Srivastava is one of the millions of Biharis -- as residents of one India's poorest states are called -- who have migrated over the years to work in more prosperous and industrialised regions in India's west and south.
Monday is the United Nations' International Migrants Day and HIV is rampant in many areas of Bihar, where more than one percent of adults infected in Maharashtra and Andhra Pradesh.
Many migrants pick up the virus from prostitutes in cities like Mumbai or Bangalore and carry it home to their wives in Bihar, a crowded state of 85 million people, prompting calls for special awareness campaigns.
According to the United Nations, 5.7 million Indians are living with HIV/AIDS, the world's largest caseload.
"You can't expect all these millions to remain celibate when working outside their state," Denis Broun, India head of UNAIDS, the United Nations anti-AIDS agency, said.
"We need specific prevention campaigns aimed at migrants in Bihar and in the states where they work."
GRINDING POVERTY
Estimates of migrants from Bihar -- a state that has gained national notoriety for lawlessness, caste violence and poor infrastructure -- range from two million to ten million.
Biharis work as taxi drivers, mechanics, security guards or domestic servants in India's big cities.
Though the state is classified as low prevalance with 0.3 percent of adults living with HIV/AIDS, or around 135,000 people, i said eight out of its 38 districts have reported an infection rate of over one percent.
"It is poverty that is fuelling HIV in this state," said Bihar's health minister Chandra Mohan Rai, adding that actual numbers were probably higher because of poor surveillance techniques and the stigma attached to the disease.
More than 42 percent of Biharis live under the official poverty line against an all-India figure of 26 percent.
At a recent anti-AIDS rally south of Patna, government and U.N. officials highlighted techniques to prevent infection to some 20,000 Biharis.
"Use condoms," Rai told the crowd.
Awareness posters show a man sitting next to his suitcase and waiting for a train. They read: "I know about AIDS so I will stay true when I leave home for a different place."
Srivastava regrets the day he ignored that advice.
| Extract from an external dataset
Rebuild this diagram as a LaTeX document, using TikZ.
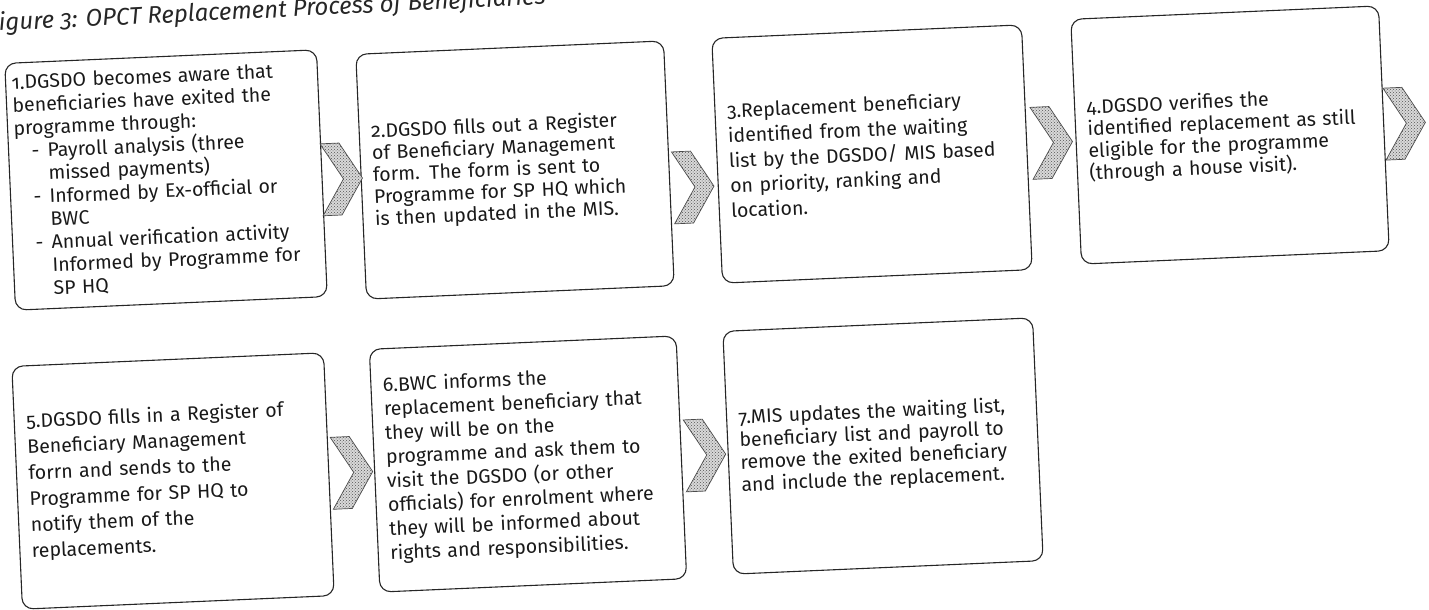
\documentclass[tikz,border=0pt]{standalone}
\usepackage{fontspec}
\setmainfont{Fira Sans}[Numbers=OldStyle]
\usetikzlibrary{calc,patterns}
\newcommand\dashitem{\makebox[33pt][l]{\hspace{17pt}-}}
\newcommand\contitem{\hspace*{33pt}}
\begin{document}
\begin{tikzpicture}[x=1pt,y=-1pt,
  stepbox/.style={draw=black!85, line width=1.1pt, rounded corners=11pt,
    rotate=2.5, align=left, inner xsep=12pt, inner ysep=6pt,
    font=\fontsize{19.5}{22}\selectfont, text=black!90},
  chevstyle/.style={draw=gray!60!black, line width=0.7pt,
    preaction={fill=gray!30}, pattern=crosshatch dots, pattern color=gray!65!black},
  chevron/.pic={\draw[chevstyle] (-20pt,36pt) -- (-1pt,36pt) -- (21pt,0pt)
     -- (-1pt,-36pt) -- (-20pt,-36pt) -- (2pt,0pt) -- cycle;},
  titlestyle/.style={font=\itshape\fontsize{24}{28}\selectfont, text=black!85}
]
\useasboundingbox (0,0) rectangle (1429,610);
\clip (0,0) rectangle (1429,610);

\node[titlestyle, anchor=base west, rotate=2.8, inner sep=0pt] (title) at (-1,31)
  {igure 3: OPCT Replacement Process of Beneficiaries};

\node[stepbox, inner xsep=6pt, text width=300pt, minimum height=247pt,
      font=\fontsize{19.5}{23}\selectfont] (b1) at (166,180)
  {1.DGSDO becomes aware that\\
   beneficiaries have exited the\\
   programme through:\\
   \dashitem Payroll analysis (three\\
   \contitem missed payments)\\
   \dashitem Informed by Ex-official or\\
   \contitem BWC\\
   \dashitem Annual verification activity\\
   \contitem Informed by Programme for\\
   \contitem SP HQ};

\node[stepbox, text width=284pt, minimum height=245pt] (b2) at (515,170)
  {2.DGSDO fills out a Register\\
   of Beneficiary Management\\
   form. The form is sent to\\
   Programme for SP HQ which\\
   is then updated in the MIS.};

\node[stepbox, text width=286pt, minimum height=245pt,
      font=\fontsize{19.5}{25}\selectfont] (b3) at (872,154)
  {3.Replacement beneficiary\\
   identified from the waiting\\
   list by the DGSDO/ MIS based\\
   on priority, ranking and\\
   location.};

\node[stepbox, text width=284pt, minimum height=245pt] (b4) at (1230,135)
  {4.DGSDO verifies the\\
   identified replacement as still\\
   eligible for the programme\\
   (through a house visit).};

\node[stepbox, text width=288pt, minimum height=243pt,
      font=\fontsize{19.5}{26}\selectfont] (b5) at (173,481)
  {5.DGSDO fills in a Register of\\
   Beneficiary Management\\
   forrn and sends to the\\
   Programme for SP HQ to\\
   notify them of the\\
   replacements.};

\node[stepbox, text width=283pt, minimum height=243pt,
      font=\fontsize{19.5}{24}\selectfont] (b6) at (528,464)
  {6.BWC informs the\\
   replacement beneficiary that\\
   they will be on the\\
   programme and ask them to\\
   visit the DGSDO (or other\\
   officials) for enrolment where\\
   they will be informed about\\
   rights and responsibilities.};

\node[stepbox, text width=286pt, minimum height=243pt,
      font=\fontsize{19.5}{22.5}\selectfont] (b7) at (883,446)
  {7.MIS updates the waiting list,\\
   beneficiary list and payroll to\\
   remove the exited beneficiary\\
   and include the replacement.};

\coordinate (c1) at ($(b1.east)!0.5!(b2.west)+(0,4)$);
\coordinate (c2) at ($(b2.east)!0.5!(b3.west)+(0,25)$);
\coordinate (c3) at ($(b3.east)!0.5!(b4.west)+(0,-2)$);
\coordinate (c4) at ($(b4.east)+(20,-5)$);
\coordinate (c5) at ($(b5.east)!0.5!(b6.west)+(0,0)$);
\coordinate (c6) at ($(b6.east)!0.5!(b7.west)+(0,0)$);
\foreach \c in {c1,c2,c3,c4,c5,c6} \pic[rotate=2.5] at (\c) {chevron};
\end{tikzpicture}
\end{document}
Employed by a tractor company in Bangalore and the eastern state of Orissa, he returned to Bihar after he found he was HIV-positive.
The father of four is also suffering from tuberculosis, and his wife, who is HIV-free, kicked him out of their home earlier this month after arguments about his health.
"My wife's action really hurt me," he said, sitting hunched in a dinghy room where volunteers give him medicine. "We were supposed to be life partners."